PROBLEM REQUIREMENTS » Return the lines that follow, exactly as they appear, from the first through the one containing "fig = plt.figure(figsize=(10.36, 7.83), dpi=100)"; no pictures are to be included.

-- begin COLLECTED MATERIAL --

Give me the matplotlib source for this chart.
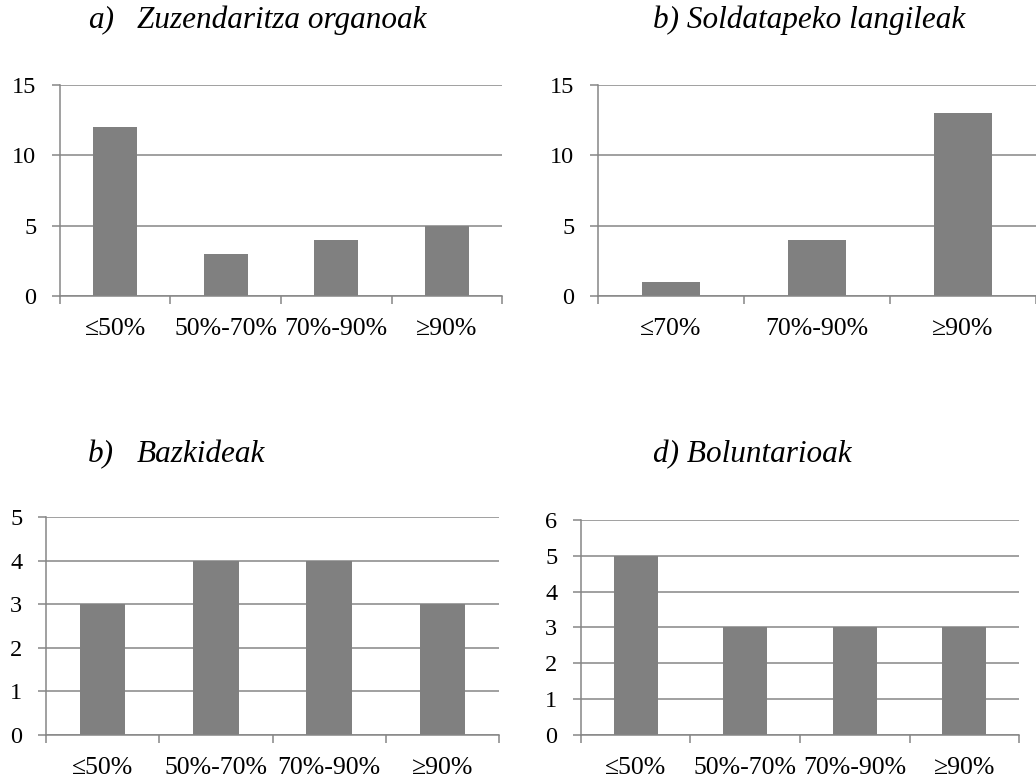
import matplotlib
matplotlib.use("Agg")
import matplotlib.pyplot as plt
from matplotlib.ticker import FixedLocator

plt.rcParams["font.family"] = ["Liberation Serif", "DejaVu Serif"]

# Kategoriak eta balioak (lau taldeak)
cats4 = ["≤50%", "50%-70%", "70%-90%", "≥90%"]
cats3 = ["≤70%", "70%-90%", "≥90%"]

zuzendaritza = [12, 3, 4, 5]
soldatapeko = [1, 4, 13]
bazkideak = [3, 4, 4, 3]
boluntarioak = [5, 3, 3, 3]

GRAY = "#868686"
BAR = "#808080"

fig = plt.figure(figsize=(10.36, 7.83), dpi=100)


def panel(rect, cats, vals, ymax, ystep):
    ax = fig.add_axes(rect)
    x = range(len(cats))
    ax.bar(x, vals, width=0.4, color=BAR, zorder=3)
    ax.set_xlim(-0.5, len(cats) - 0.5)
    ax.set_ylim(0, ymax)
    ax.set_yticks(range(0, ymax + 1, ystep))
    ax.set_xticks(list(x))
    ax.set_xticklabels(cats)
    ax.xaxis.set_minor_locator(FixedLocator([i - 0.5 for i in range(len(cats) + 1)]))
    ax.tick_params(axis="x", which="major", length=0, pad=16, labelsize=18.5)
    ax.tick_params(axis="x", which="minor", length=6, width=1.1, color=GRAY)
    ax.tick_params(axis="y", length=6, width=1.1, color=GRAY, pad=11, labelsize=17.5)
    ax.yaxis.grid(True, color=GRAY, linewidth=1.1, zorder=0)
    for s in ("top", "right"):
        ax.spines[s].set_visible(False)
    for s in ("left", "bottom"):
        ax.spines[s].set_color(GRAY)
        ax.spines[s].set_linewidth(1.1)
    ax.spines["bottom"].set_zorder(4)
    return ax


panel([0.0579, 0.6220, 0.4267, 0.2694], cats4, zuzendaritza, 15, 5)
panel([0.5772, 0.6220, 0.4228, 0.2694], cats3, soldatapeko, 15, 5)
panel([0.0444, 0.0613, 0.4373, 0.2784], cats4, bazkideak, 5, 1)
panel([0.5608, 0.0613, 0.4228, 0.2746], cats4, boluntarioak, 6, 1)

tkw = dict(fontsize=22.5, style="italic", va="center", ha="left")
fig.text(88 / 1036, 1 - 20 / 783, "a)", **tkw)
fig.text(137 / 1036, 1 - 20 / 783, "Zuzendaritza organoak", **tkw)
fig.text(653 / 1036, 1 - 20 / 783, "b) Soldatapeko langileak", **tkw)
fig.text(88 / 1036, 1 - 455 / 783, "b)", **tkw)
fig.text(137 / 1036, 1 - 455 / 783, "Bazkideak", **tkw)
fig.text(653 / 1036, 1 - 455 / 783, "d) Boluntarioak", **tkw)

fig.savefig("out.png", dpi=100)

-- end COLLECTED MATERIAL --

THE COMPLETED TASK »
Give me the matplotlib source for this chart.
import matplotlib
matplotlib.use("Agg")
import matplotlib.pyplot as plt
from matplotlib.ticker import FixedLocator

plt.rcParams["font.family"] = ["Liberation Serif", "DejaVu Serif"]

# Kategoriak eta balioak (lau taldeak)
cats4 = ["≤50%", "50%-70%", "70%-90%", "≥90%"]
cats3 = ["≤70%", "70%-90%", "≥90%"]

zuzendaritza = [12, 3, 4, 5]
soldatapeko = [1, 4, 13]
bazkideak = [3, 4, 4, 3]
boluntarioak = [5, 3, 3, 3]

GRAY = "#868686"
BAR = "#808080"

fig = plt.figure(figsize=(10.36, 7.83), dpi=100)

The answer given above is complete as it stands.